PowerShell 7 has been out for a while, and up until this project, I've never needed to use one of the new features it has. The feature in question being the parallel version of the foreach-object function. Now, in general, multi-threading in programming is a difficult concept, and can also be difficult to get working properly depending on the complexity of the issue at hand, but with fairly little tweaks to the script I was able get it working using this new feature, and after I was all done that 1 hour runtime decreased to about 5 minutes.
I'm not going to post a complete script here, as the script is very proprietary and the point I want to get across is the parallelism and how to accomplish it. Lets move on to the basics of the script:
First we need to build a list of objects that we are going to run other commands in parallel on.
$objects=get-s3object -bucketname $bucket -keyprefix $prefix|where $_.key -match $criteria
Now, in a linear script we would use:
foreach($object in $objects){
read-s3object -bucketname $bucket -key $object.key -file "$object.filename" |out-null
}
But since this needs to work in parallel we use:
$objects|foreach-object -parallel {
#do stuff
} -throttlelimit 16
Now for the caveats... Since it spawns a distinct thread, variables declared outside of the thread don't work the same way as variables spawned inside of the thread.
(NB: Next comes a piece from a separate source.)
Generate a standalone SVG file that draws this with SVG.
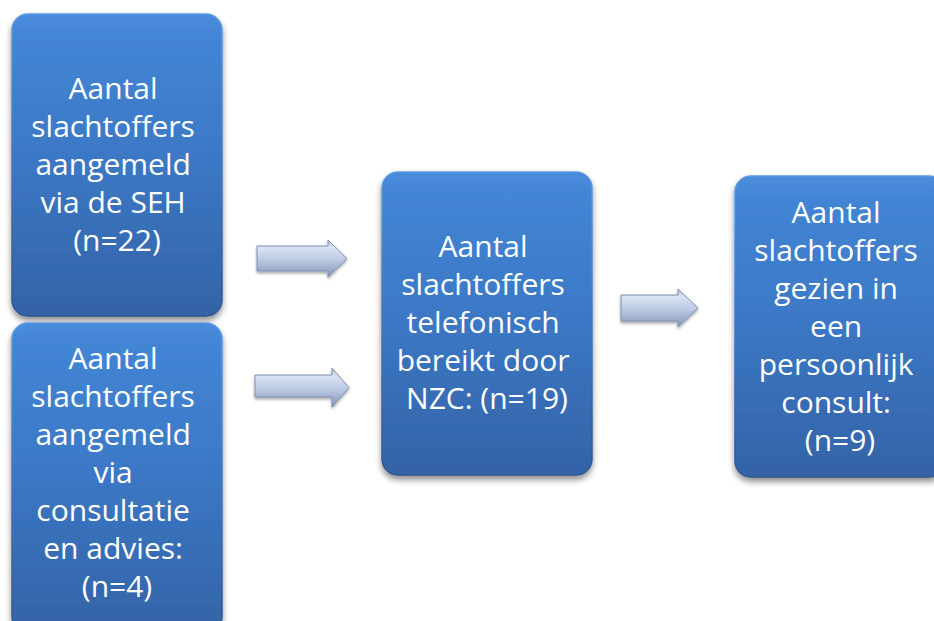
<svg xmlns="http://www.w3.org/2000/svg" width="934" height="621" viewBox="0 0 934 621">
  <defs>
    <linearGradient id="boxFill" x1="0" y1="0" x2="0" y2="1">
      <stop offset="0" stop-color="#4a8cdc"/>
      <stop offset="0.08" stop-color="#4285d4"/>
      <stop offset="0.5" stop-color="#3b77c4"/>
      <stop offset="1" stop-color="#3463a6"/>
    </linearGradient>
    <linearGradient id="boxEdge" x1="0" y1="0" x2="0" y2="1">
      <stop offset="0" stop-color="#5b9ae2"/>
      <stop offset="1" stop-color="#2c5590"/>
    </linearGradient>
    <linearGradient id="arrowFill" x1="0" y1="0" x2="0" y2="1">
      <stop offset="0" stop-color="#aebdda"/>
      <stop offset="0.2" stop-color="#dbe3f2"/>
      <stop offset="0.55" stop-color="#bac8e2"/>
      <stop offset="1" stop-color="#8396bb"/>
    </linearGradient>
    <filter id="shadow" x="-10%" y="-10%" width="120%" height="125%">
      <feGaussianBlur in="SourceAlpha" stdDeviation="3"/>
      <feOffset dx="0" dy="4" result="b"/>
      <feComponentTransfer><feFuncA type="linear" slope="0.45"/></feComponentTransfer>
      <feMerge><feMergeNode/><feMergeNode in="SourceGraphic"/></feMerge>
    </filter>
    <filter id="arrowShadow" x="-10%" y="-20%" width="120%" height="150%">
      <feGaussianBlur in="SourceAlpha" stdDeviation="1.5"/>
      <feOffset dx="0" dy="2"/>
      <feComponentTransfer><feFuncA type="linear" slope="0.35"/></feComponentTransfer>
      <feMerge><feMergeNode/><feMergeNode in="SourceGraphic"/></feMerge>
    </filter>
  </defs>
  <style>
    .box { fill: url(#boxFill); stroke: url(#boxEdge); stroke-width: 1.5; filter: url(#shadow); }
    .label { font-family: "Open Sans", "Liberation Sans", sans-serif; font-size: 30px; fill: #ffffff; text-anchor: middle; }
    .arrow { fill: url(#arrowFill); stroke: #7f90b2; stroke-width: 1; stroke-linejoin: miter; filter: url(#arrowShadow); }
  </style>

  <rect width="934" height="621" fill="#ffffff"/>

  <!-- flow arrows -->
  <g id="connectors">
    <path class="arrow" d="M257,246 H328 V240 L347,258.5 L328,277 V271 H257 Z"/>
    <path class="arrow" d="M255,375 H332 V368 L349,387.5 L332,407 V397 H255 Z"/>
    <path class="arrow" d="M621,295 H678 V289 L698,308 L678,327 V321 H621 Z"/>
  </g>

  <g id="node-seh">
    <rect class="box" x="12" y="14" width="210" height="302" rx="16"/>
    <text class="label">
      <tspan x="117" y="99">Aantal</tspan>
      <tspan x="117" y="137">slachtoffers</tspan>
      <tspan x="117" y="175">aangemeld</tspan>
      <tspan x="117" y="213">via de SEH</tspan>
      <tspan x="117" y="251">(n=22)</tspan>
    </text>
  </g>

  <g id="node-consultatie">
    <rect class="box" x="12" y="323" width="210" height="310" rx="16"/>
    <text class="label">
      <tspan x="117" y="369">Aantal</tspan>
      <tspan x="117" y="407">slachtoffers</tspan>
      <tspan x="117" y="445">aangemeld</tspan>
      <tspan x="117" y="483">via</tspan>
      <tspan x="117" y="521">consultatie</tspan>
      <tspan x="117" y="559">en advies:</tspan>
      <tspan x="117" y="597">(n=4)</tspan>
    </text>
  </g>

  <g id="node-telefonisch">
    <rect class="box" x="382" y="172" width="210" height="303" rx="16"/>
    <text class="label">
      <tspan x="487" y="257">Aantal</tspan>
      <tspan x="487" y="295">slachtoffers</tspan>
      <tspan x="487" y="333">telefonisch</tspan>
      <tspan x="487" y="371">bereikt door</tspan>
      <tspan x="487" y="409">NZC: (n=19)</tspan>
    </text>
  </g>

  <g id="node-consult">
    <rect class="box" x="735" y="176" width="210" height="301" rx="16"/>
    <text class="label">
      <tspan x="840" y="223">Aantal</tspan>
      <tspan x="840" y="261">slachtoffers</tspan>
      <tspan x="840" y="299">gezien in</tspan>
      <tspan x="840" y="337">een</tspan>
      <tspan x="840" y="375">persoonlijk</tspan>
      <tspan x="840" y="413">consult:</tspan>
      <tspan x="840" y="451">(n=9)</tspan>
    </text>
  </g>
</svg>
Previously defined variables can be read with the keyword using
as such:
$objects|foreach-object -parallel {
$internalVariable=$using:externalVariable
read-s3object -bucketname $using:bucket -key $_.key -file "$_.filename" |out-null
} -throttlelimit 16
Also it's important to note that since the $objects are passed in via the pipeline, you'd use $_
as the variable to access the object itself, which otherwise behaves normally.
One last thing to point out in my script example, by default the throttle limit is set to 5. This number can be important as setting it to more than the number of cores available to a system doesn't effectively end up providing a benefit since the processor would max out the number of cores available and then run the overflow in series anyway.
There are also cases where running things in parallel would take longer as there is an overhead for running things in parallel since PowerShell has to instantiate a new runspace for each thread. In other words, trivial tasks in parallel like a simple math computation or string manipulation could increase the time it takes if you try to just do that in parallel. So if you are going to utilize parallelism, to be effective it actually needs to do something complex or time consuming.